• [AIM]:
Word for word, copy all the data and drop the pictures.

━━━ SUPPLIED INFORMATION

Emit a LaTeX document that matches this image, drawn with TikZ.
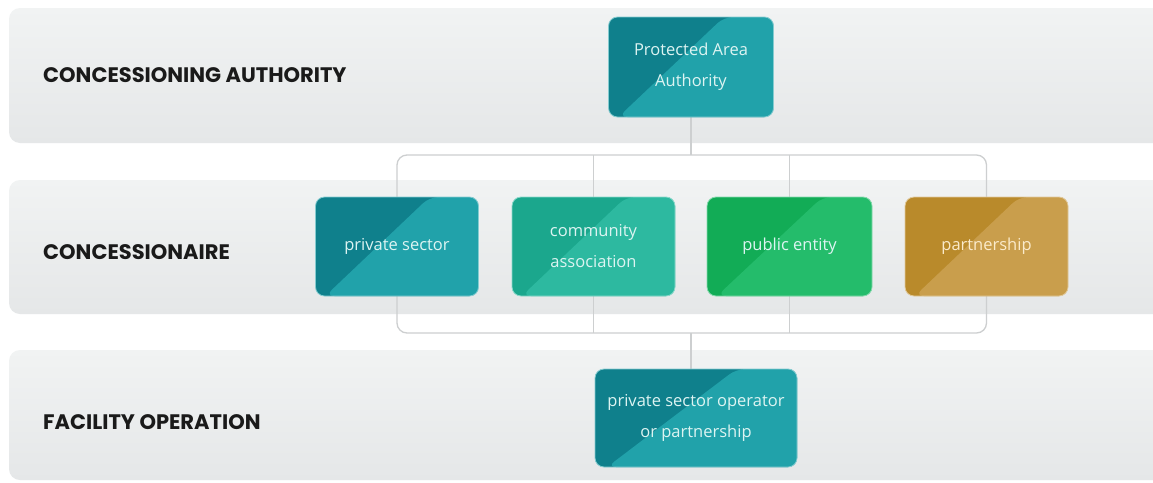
\documentclass[tikz,border=0pt]{standalone}
\usepackage{fontspec}
\setmainfont{Open Sans}
\newfontfamily\lblfont{Poppins}
\newfontfamily\boxfont{Open Sans}
\usetikzlibrary{calc}
\pgfdeclarelayer{bands}
\pgfdeclarelayer{lines}
\pgfsetlayers{bands,lines,main}
\definecolor{bandtop}{HTML}{F1F3F3}
\definecolor{bandbot}{HTML}{E5E7E8}
\definecolor{conncol}{HTML}{CDCFD0}
\definecolor{tealD}{HTML}{0F808C}
\definecolor{tealL}{HTML}{21A2AA}
\definecolor{commD}{HTML}{1BA78D}
\definecolor{commL}{HTML}{2DB9A0}
\definecolor{pubD}{HTML}{12AC56}
\definecolor{pubL}{HTML}{24BC6B}
\definecolor{partD}{HTML}{B98A2B}
\definecolor{partL}{HTML}{C99E4C}
\definecolor{boxtext}{HTML}{DDF4F2}
\definecolor{parttext}{HTML}{FBEBCB}
\definecolor{lbltext}{HTML}{1A1A1A}
\tikzset{
  band/.style={rounded corners=11pt, top color=bandtop, bottom color=bandbot, draw=none},
  conn/.style={draw=conncol, line width=1.3pt},
  cbox/.style n args={3}{rounded corners=9pt, fill=#1, draw=#2!55!white, line width=0.8pt,
    text=#3, align=center, inner sep=0pt, font=\boxfont\fontsize{16.5}{31}\selectfont,
    path picture={\fill[#2]
      ($(path picture bounding box.north west)!0.70!(path picture bounding box.north east)$)
      -- (path picture bounding box.north east)
      -- (path picture bounding box.south east)
      -- ($(path picture bounding box.south west)!0.06!(path picture bounding box.south east)$)
      -- cycle;}},
  lbl/.style={anchor=west, text=lbltext, inner sep=0pt, font=\lblfont\bfseries\fontsize{21}{25}\selectfont}
}
\begin{document}
\begin{tikzpicture}[x=1pt,y=-1pt]
\useasboundingbox (0,0) rectangle (1153,482);
% bands
\begin{pgfonlayer}{bands}
\fill[white] (0,0) rectangle (1153,482);
\path[band] (9,8) rectangle (1175,143);
\path[band] (9,180) rectangle (1175,314);
\path[band] (9,350) rectangle (1175,480);
\end{pgfonlayer}
% labels
\node[lbl] (l1) at (43,75) {CONCESSIONING AUTHORITY};
\node[lbl] (l2) at (43,252) {CONCESSIONAIRE};
\node[lbl] (l3) at (43,422) {FACILITY OPERATION};
% boxes
\node[cbox={tealD}{tealL}{boxtext}, minimum width=165pt, minimum height=100pt] (paa) at (691,67) {Protected Area\\Authority};
\node[cbox={tealD}{tealL}{boxtext}, minimum width=163pt, minimum height=99pt] (ps) at (397,246.5) {private sector};
\node[cbox={commD}{commL}{boxtext}, minimum width=163pt, minimum height=99pt] (ca) at (593.5,246.5) {community\\association};
\node[cbox={pubD}{pubL}{boxtext}, minimum width=165pt, minimum height=99pt] (pe) at (789.5,246.5) {public entity};
\node[cbox={partD}{partL}{parttext}, minimum width=163pt, minimum height=99pt] (pa) at (986.5,246.5) {partnership};
\node[cbox={tealD}{tealL}{boxtext}, minimum width=202pt, minimum height=98pt] (fo) at (696,418) {private sector operator\\or partnership};
% connectors
\coordinate (hubT) at (691,155);
\coordinate (hubB) at (691,333);
\begin{pgfonlayer}{lines}
\draw[conn] (paa.south) -- (hubT);
\draw[conn, rounded corners=10pt] (ps.center) |- (hubT) -| (pa.center);
\draw[conn, rounded corners=10pt] (ps.center) |- (hubB) -| (pa.center);
\draw[conn] (ca.center |- hubT) -- (ca.center |- hubB);
\draw[conn] (pe.center |- hubT) -- (pe.center |- hubB);
\draw[conn] (hubB) -- (hubB |- fo.north);
\end{pgfonlayer}
\end{tikzpicture}
\end{document}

━━━━━━

• [FINAL ANSWER]:
Emit a LaTeX document that matches this image, drawn with TikZ.
\documentclass[tikz,border=0pt]{standalone}
\usepackage{fontspec}
\setmainfont{Open Sans}
\newfontfamily\lblfont{Poppins}
\newfontfamily\boxfont{Open Sans}
\usetikzlibrary{calc}
\pgfdeclarelayer{bands}
\pgfdeclarelayer{lines}
\pgfsetlayers{bands,lines,main}
\definecolor{bandtop}{HTML}{F1F3F3}
\definecolor{bandbot}{HTML}{E5E7E8}
\definecolor{conncol}{HTML}{CDCFD0}
\definecolor{tealD}{HTML}{0F808C}
\definecolor{tealL}{HTML}{21A2AA}
\definecolor{commD}{HTML}{1BA78D}
\definecolor{commL}{HTML}{2DB9A0}
\definecolor{pubD}{HTML}{12AC56}
\definecolor{pubL}{HTML}{24BC6B}
\definecolor{partD}{HTML}{B98A2B}
\definecolor{partL}{HTML}{C99E4C}
\definecolor{boxtext}{HTML}{DDF4F2}
\definecolor{parttext}{HTML}{FBEBCB}
\definecolor{lbltext}{HTML}{1A1A1A}
\tikzset{
  band/.style={rounded corners=11pt, top color=bandtop, bottom color=bandbot, draw=none},
  conn/.style={draw=conncol, line width=1.3pt},
  cbox/.style n args={3}{rounded corners=9pt, fill=#1, draw=#2!55!white, line width=0.8pt,
    text=#3, align=center, inner sep=0pt, font=\boxfont\fontsize{16.5}{31}\selectfont,
    path picture={\fill[#2]
      ($(path picture bounding box.north west)!0.70!(path picture bounding box.north east)$)
      -- (path picture bounding box.north east)
      -- (path picture bounding box.south east)
      -- ($(path picture bounding box.south west)!0.06!(path picture bounding box.south east)$)
      -- cycle;}},
  lbl/.style={anchor=west, text=lbltext, inner sep=0pt, font=\lblfont\bfseries\fontsize{21}{25}\selectfont}
}
\begin{document}
\begin{tikzpicture}[x=1pt,y=-1pt]
\useasboundingbox (0,0) rectangle (1153,482);
% bands
\begin{pgfonlayer}{bands}
\fill[white] (0,0) rectangle (1153,482);
\path[band] (9,8) rectangle (1175,143);
\path[band] (9,180) rectangle (1175,314);
\path[band] (9,350) rectangle (1175,480);
\end{pgfonlayer}
% labels
\node[lbl] (l1) at (43,75) {CONCESSIONING AUTHORITY};
\node[lbl] (l2) at (43,252) {CONCESSIONAIRE};
\node[lbl] (l3) at (43,422) {FACILITY OPERATION};
% boxes
\node[cbox={tealD}{tealL}{boxtext}, minimum width=165pt, minimum height=100pt] (paa) at (691,67) {Protected Area\\Authority};
\node[cbox={tealD}{tealL}{boxtext}, minimum width=163pt, minimum height=99pt] (ps) at (397,246.5) {private sector};
\node[cbox={commD}{commL}{boxtext}, minimum width=163pt, minimum height=99pt] (ca) at (593.5,246.5) {community\\association};
\node[cbox={pubD}{pubL}{boxtext}, minimum width=165pt, minimum height=99pt] (pe) at (789.5,246.5) {public entity};
\node[cbox={partD}{partL}{parttext}, minimum width=163pt, minimum height=99pt] (pa) at (986.5,246.5) {partnership};
\node[cbox={tealD}{tealL}{boxtext}, minimum width=202pt, minimum height=98pt] (fo) at (696,418) {private sector operator\\or partnership};
% connectors
\coordinate (hubT) at (691,155);
\coordinate (hubB) at (691,333);
\begin{pgfonlayer}{lines}
\draw[conn] (paa.south) -- (hubT);
\draw[conn, rounded corners=10pt] (ps.center) |- (hubT) -| (pa.center);
\draw[conn, rounded corners=10pt] (ps.center) |- (hubB) -| (pa.center);
\draw[conn] (ca.center |- hubT) -- (ca.center |- hubB);
\draw[conn] (pe.center |- hubT) -- (pe.center |- hubB);
\draw[conn] (hubB) -- (hubB |- fo.north);
\end{pgfonlayer}
\end{tikzpicture}
\end{document}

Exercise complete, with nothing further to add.